• TO BE DONE:
For the entries below, copy exactly the line that contains "drawn with matplotlib." through the line that contains "value_labels = ['205,4', '206,2', '212,2', '209,4']", both ends included, and exclude all pictures.
━━━ TASK INPUT
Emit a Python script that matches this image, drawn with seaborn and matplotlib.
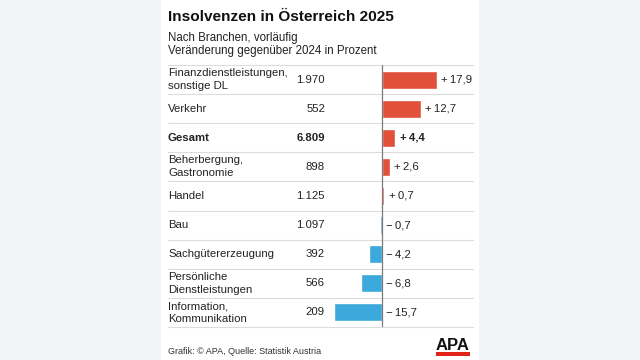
import matplotlib
matplotlib.use("Agg")
import matplotlib.pyplot as plt
from matplotlib.patches import Rectangle
import seaborn as sns
import pandas as pd

categories = ["Finanzdienstleistungen,\nsonstige DL", "Verkehr", "Gesamt",
              "Beherbergung,\nGastronomie", "Handel", "Bau", "Sachgütererzeugung",
              "Persönliche\nDienstleistungen", "Information,\nKommunikation"]
counts = [1970, 552, 6809, 898, 1125, 1097, 392, 566, 209]
changes = [17.9, 12.7, 4.4, 2.6, 0.7, -0.7, -4.2, -6.8, -15.7]

title = "Insolvenzen in Österreich 2025"
subtitle1 = "Nach Branchen, vorläufig"
subtitle2 = "Veränderung gegenüber 2024 in Prozent"
footer = "Grafik: © APA, Quelle: Statistik Austria"

RED = "#e0503a"
BLUE = "#3ba9dc"

sns.set_theme(style="white")
plt.rcParams["font.family"] = ["Liberation Sans", "DejaVu Sans"]

W, H = 640, 360
fig = plt.figure(figsize=(6.4, 3.6), dpi=100)
fig.patch.set_facecolor("#f3f4f5")
fig.patches.append(Rectangle((161 / W, 0), 318 / W, 1, transform=fig.transFigure,
                             facecolor="white", edgecolor="none", zorder=-5))

left, right, top, bottom = 161, 479, 65, 327
ax = fig.add_axes([left / W, 1 - bottom / H, (right - left) / W, (bottom - top) / H])
ax.set_facecolor("none")
ax.set_zorder(2)

df = pd.DataFrame({"cat": categories, "chg": changes})
colors = [RED if v > 0 else BLUE for v in changes]
sns.barplot(data=df, x="chg", y="cat", hue="cat", palette=colors, legend=False,
            orient="h", width=0.62, saturation=1, ax=ax)

pxu = 3.05
zero = 382
ax.set_xlim((left - zero) / pxu, (right - zero) / pxu)
ax.set_ylim(len(categories) - 0.5, -0.5)
ax.axvline(0, color="#7a7a7a", lw=0.9, zorder=3)
for s in ax.spines.values():
    s.set_visible(False)
ax.set_xticks([])
ax.set_yticks([])
ax.set_xlabel("")
ax.set_ylabel("")

tr = ax.get_yaxis_transform()
x_lab = (168 - left) / (right - left)
x_num = (325 - left) / (right - left)
for i in range(len(categories) + 1):
    ax.plot([x_lab, (473 - left) / (right - left)], [i - 0.5, i - 0.5], transform=tr,
            color="#dcdcdc", lw=0.8, clip_on=False, zorder=1)

def fmt_int(n):
    return f"{n:,}".replace(",", ".")

def fmt_chg(v):
    s = f"{abs(v):.1f}".replace(".", ",")
    return ("+" if v > 0 else "\u2212") + "\u2009" + s

for i, (c, n, v) in enumerate(zip(categories, counts, changes)):
    bold = c == "Gesamt"
    fw = "bold" if bold else "normal"
    ax.text(x_lab, i, c, transform=tr, ha="left", va="center", fontsize=8.2,
            fontweight=fw, color="#222222", linespacing=1.35)
    ax.text(x_num, i, fmt_int(n), transform=tr, ha="right", va="center", fontsize=8.2,
            fontweight=fw, color="#222222")
    xe = max(v, 0) + 4.5 / pxu
    ax.text(xe, i, fmt_chg(v), ha="left", va="center", fontsize=8.2,
            fontweight=fw, color="#222222")

fig.text(168 / W, 1 - 17 / H, title, ha="left", va="center", fontsize=11.1,
         fontweight="bold", color="#111111")
fig.text(168 / W, 1 - 38 / H, subtitle1, ha="left", va="center", fontsize=8.3, color="#222222")
fig.text(168 / W, 1 - 51 / H, subtitle2, ha="left", va="center", fontsize=8.3, color="#222222")
fig.text(168 / W, 1 - 351 / H, footer, ha="left", va="center", fontsize=6.5, color="#333333")

# APA logo
fig.text(452.5 / W, 1 - 346 / H, "APA", ha="center", va="center", fontsize=12,
         fontweight="bold", color="#111111")
fig.patches.append(Rectangle((436 / W, 1 - 356 / H), 34 / W, 4 / H, transform=fig.transFigure,
                             facecolor="#e2231a", edgecolor="none"))

fig.savefig("out.png", dpi=100)
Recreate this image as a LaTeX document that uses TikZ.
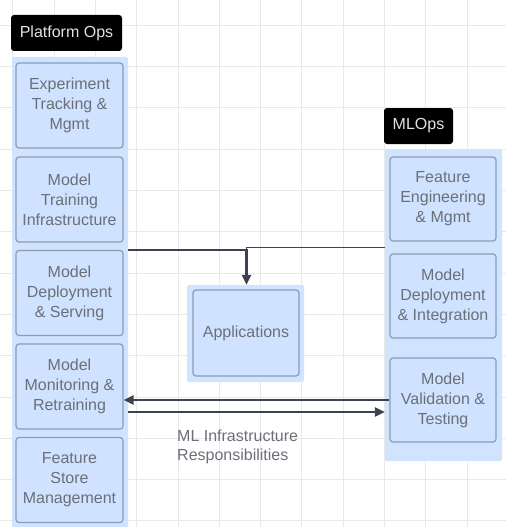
\documentclass[tikz,border=0pt]{standalone}
\usepackage{fontspec}
\setmainfont{Liberation Sans}
\usetikzlibrary{arrows.meta,calc}
\definecolor{gridc}{HTML}{E9E9E9}
\definecolor{contfill}{HTML}{D0E3FF}
\definecolor{boxfill}{HTML}{CFE2FF}
\definecolor{boxdraw}{HTML}{8E9CB0}
\definecolor{txtc}{HTML}{6B7078}
\definecolor{linec}{HTML}{3B4250}
\definecolor{tagtxt}{HTML}{E2E2E2}
\tikzset{
  cont/.style={fill=contfill, draw=none, rounded corners=2pt, inner sep=0pt},
  opbox/.style={fill=boxfill, draw=boxdraw, line width=1.2pt, rounded corners=3pt,
    minimum width=107pt, minimum height=85pt, align=center, text=txtc,
    font=\fontsize{16}{20}\selectfont, inner sep=0pt},
  tag/.style={fill=black, rounded corners=3pt, text=tagtxt, font=\fontsize{16}{20}\selectfont,
    inner sep=0pt},
  conn/.style={draw=linec, line width=2.4pt, -{Triangle[length=10pt,width=9pt]}},
  connb/.style={draw=linec, line width=1.8pt},
  note/.style={text=txtc, align=left, font=\fontsize{16}{19}\selectfont, inner sep=0pt}
}
\begin{document}
\begin{tikzpicture}[x=1pt,y=-1pt]
\useasboundingbox (0,0) rectangle (506,527);
\fill[white] (0,0) rectangle (506,527);
% grid
\foreach \i in {0,...,12} {
  \draw[gridc, line width=1pt] ({12.8+41.3*\i},0) -- ({12.8+41.3*\i},527);
  \draw[gridc, line width=1pt] (0,{25.3+41.3*\i}) -- (506,{25.3+41.3*\i});
}
% tags
\node[tag, minimum width=111pt, minimum height=36pt] (ptag) at (66.5,33) {Platform Ops};
\node[tag, minimum width=69pt, minimum height=36pt] (mtag) at (418.5,126) {MLOps};
% containers
\node[cont, minimum width=116pt, minimum height=476pt] (lcont) at (70,295) {};
\node[cont, minimum width=117pt, minimum height=312pt] (rcont) at (443.5,305) {};
\node[cont, minimum width=117pt, minimum height=97pt] (appc) at (245.5,333.5) {};
% left boxes
\node[opbox] (L1) at (69.5,105.5) {Experiment\\Tracking \&\\Mgmt};
\node[opbox] (L2) at (69.5,199.5) {Model\\Training\\Infrastructure};
\node[opbox] (L3) at (69.5,293) {Model\\Deployment\\\& Serving};
\node[opbox] (L4) at (69.5,386.5) {Model\\Monitoring \&\\Retraining};
\node[opbox] (L5) at (69.5,480) {Feature\\Store\\Management};
% right boxes
\node[opbox, minimum width=106pt, minimum height=84pt] (R1) at (443,199) {Feature\\Engineering\\\& Mgmt};
\node[opbox, minimum width=106pt, minimum height=84pt] (R2) at (443,296) {Model\\Deployment\\\& Integration};
\node[opbox, minimum width=106pt, minimum height=84pt] (R3) at (443,400) {Model\\Validation \&\\Testing};
% applications
\node[opbox, minimum width=106pt, minimum height=86pt] (app) at (246,333) {Applications};
% label
\node[note, anchor=west] (lbl) at (177,447) {ML Infrastructure\\Responsibilities};
% connectors
\coordinate (mlj) at (246.5,247.5);
\draw[connb] (rcont.west |- mlj) -- (mlj) -- (mlj |- L3.north);
\draw[conn] (L3.north -| lcont.east) -- (L3.north -| mlj) -- (mlj |- appc.north);
\draw[conn] (R3.west) -- (R3.west -| L4.east);
\draw[conn] ([yshift=-25.5pt]L4.east -| lcont.east) -- ([yshift=-25.5pt]L4.east -| rcont.west);
\end{tikzpicture}
\end{document}
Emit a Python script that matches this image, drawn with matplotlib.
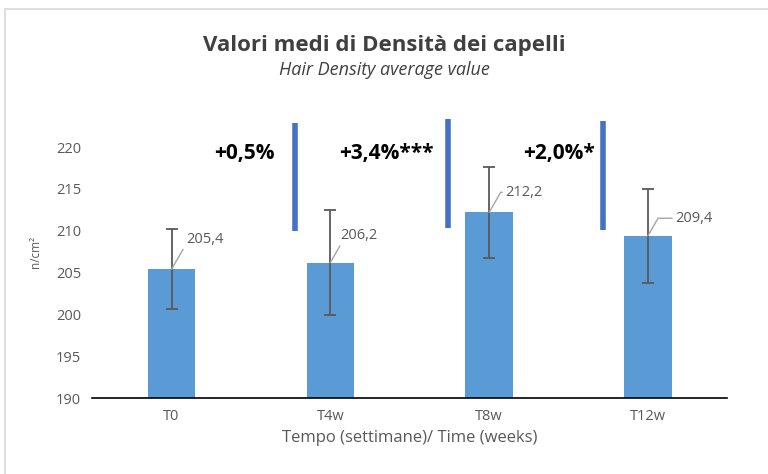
import matplotlib.pyplot as plt
from matplotlib.patches import Rectangle

categories = ['T0', 'T4w', 'T8w', 'T12w']
means = [205.4, 206.2, 212.2, 209.4]
errors = [4.8, 6.3, 5.4, 5.6]
value_labels = ['205,4', '206,2', '212,2', '209,4']

# percentage changes vs T0, and where the separator lines sit
changes = ['+0,5%', '+3,4%***', '+2,0%*']
change_x = [0.46, 1.35, 2.44]
sep_x = [0.78, 1.74, 2.72]
sep_low = [210.0, 210.3, 210.1]
sep_high = [222.9, 223.3, 223.1]

GRAY = '#595959'
BAR = '#5b9bd5'
SEP = '#4472c4'

plt.rcParams['font.family'] = ['Open Sans', 'DejaVu Sans']

fig = plt.figure(figsize=(7.68, 4.74), dpi=100)
fig.patches.append(Rectangle((0.007, -0.01), 1.0, 0.99, transform=fig.transFigure,
                             fill=False, edgecolor='#d9d9d9', linewidth=1.2))
ax = fig.add_axes([0.12, 0.16, 0.827, 0.618])

x = list(range(len(categories)))
ax.bar(x, means, width=0.3, color=BAR, zorder=2)
ax.errorbar(x, means, yerr=errors, fmt='none', ecolor=GRAY, elinewidth=1.3,
            capsize=4, capthick=1.3, zorder=3)

# value labels with leader lines
label_off = [(0.09, 3.5), (0.06, 3.2), (0.10, 2.4), (0.17, 2.1)]
for i, (m, lab) in enumerate(zip(means, value_labels)):
    dx, dy = label_off[i]
    ax.annotate(lab, xy=(i, m), xytext=(i + dx, m + dy), fontsize=10.5, color=GRAY,
                va='center', ha='left',
                arrowprops=dict(arrowstyle='-', color='#a6a6a6', lw=1,
                                connectionstyle='angle,angleA=0,angleB=60,rad=0',
                                shrinkA=0, shrinkB=0))

for xs, lo, hi in zip(sep_x, sep_low, sep_high):
    ax.plot([xs, xs], [lo, hi], color=SEP, linewidth=4, solid_capstyle='butt',
            clip_on=False, zorder=4)
for xs, t in zip(change_x, changes):
    ax.text(xs, 219.2, t, fontsize=15, fontweight='bold', color='black',
            ha='center', va='center')

ax.set_xlim(-0.5, len(categories) - 0.5)
ax.set_ylim(190, 225)
ax.set_yticks(range(190, 221, 5))
ax.set_xticks(x)
ax.set_xticklabels(categories)
ax.tick_params(axis='both', length=0, labelsize=10.5, colors=GRAY, pad=8)
for s in ['top', 'right', 'left']:
    ax.spines[s].set_visible(False)
ax.spines['bottom'].set_color('black')
ax.spines['bottom'].set_linewidth(1.2)

ax.set_xlabel('Tempo (settimane)/ Time (weeks)', fontsize=12, color=GRAY, labelpad=4)
ax.set_ylabel('n/cm²', fontsize=8.5, color=GRAY, labelpad=10)

fig.text(0.5, 0.905, 'Valori medi di Densità dei capelli', ha='center', va='center',
         fontsize=16, fontweight='bold', color='#404040')
fig.text(0.5, 0.852, 'Hair Density average value', ha='center', va='center',
         fontsize=13, style='italic', color='#404040')

fig.savefig('out.png', dpi=100)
━━━━━━
• FULL RESPONSE:
Emit a Python script that matches this image, drawn with matplotlib.
import matplotlib.pyplot as plt
from matplotlib.patches import Rectangle

categories = ['T0', 'T4w', 'T8w', 'T12w']
means = [205.4, 206.2, 212.2, 209.4]
errors = [4.8, 6.3, 5.4, 5.6]
value_labels = ['205,4', '206,2', '212,2', '209,4']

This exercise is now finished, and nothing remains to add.